There is a spot along the Freeway north of Los Angeles where the road climbs into the hills on its way out of the San Fernando Valley. The spot is well up the hill, right before the road curves and the view of the valley is lost. If you pause there at just the right time of day at exactly the right time of year -- after the sun has set on an autumn evening but before full dark -- the view of the Freeway stretching away behind you is enthralling.
That time of day on weekdays the Freeway is jammed with thousands and thousands of cars -- people heading out of the city, done with work and heading for their homes in the hills. Later, when it is darker, the headlights will seem glaring, but at our exact moment of twilight they glow. The Freeway is a ribbon of light that winds across the softly fading landscape, merging in the distance with another road that leads off in a different direction.

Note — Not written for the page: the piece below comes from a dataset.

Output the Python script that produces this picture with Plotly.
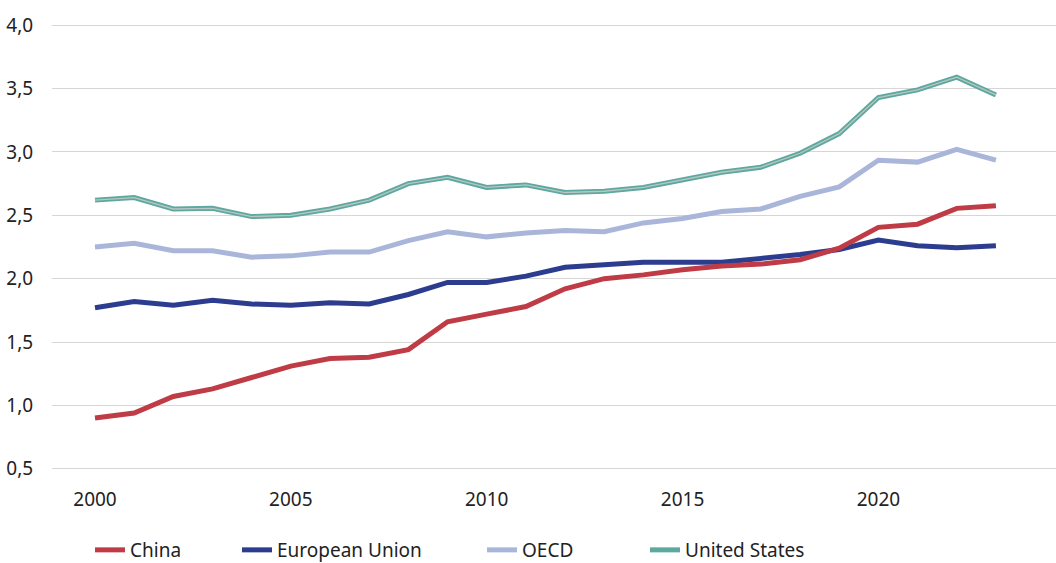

From our vantage point you can't see the individual vehicles; they are just points of light. This distant view makes it easier to see the the traffic on the freeway as a whole -- as a single giant machine that snakes its way across the valley: thousands of tons of steel, rubber and glass; ten thousand engines producing fifteen million horsepower; ten thousand steering wheels in the hands of tired, distracted, fallable people; forty thousand brakes, not-so-recently serviced by guys with names embroidered on their blue shirts; tons of exhaust gasses dumped into the still air of the valley. It is dizzyingly insane, if you think about it. Thousands of people put themselves into this dystopian monster at least twice a day. Given all the things that can go wrong, it's a miracle that any of them get home alive.
And that's the thing, isn't it? People talk about the freeway, pointing out problems and demand that this or that be done. They collect statistics and are often quite angry about what they find. I'm sure they are right. Changes can and should be made, but still, they miss the most striking aspect of the freeway -- the ongoing miracle that it works at all.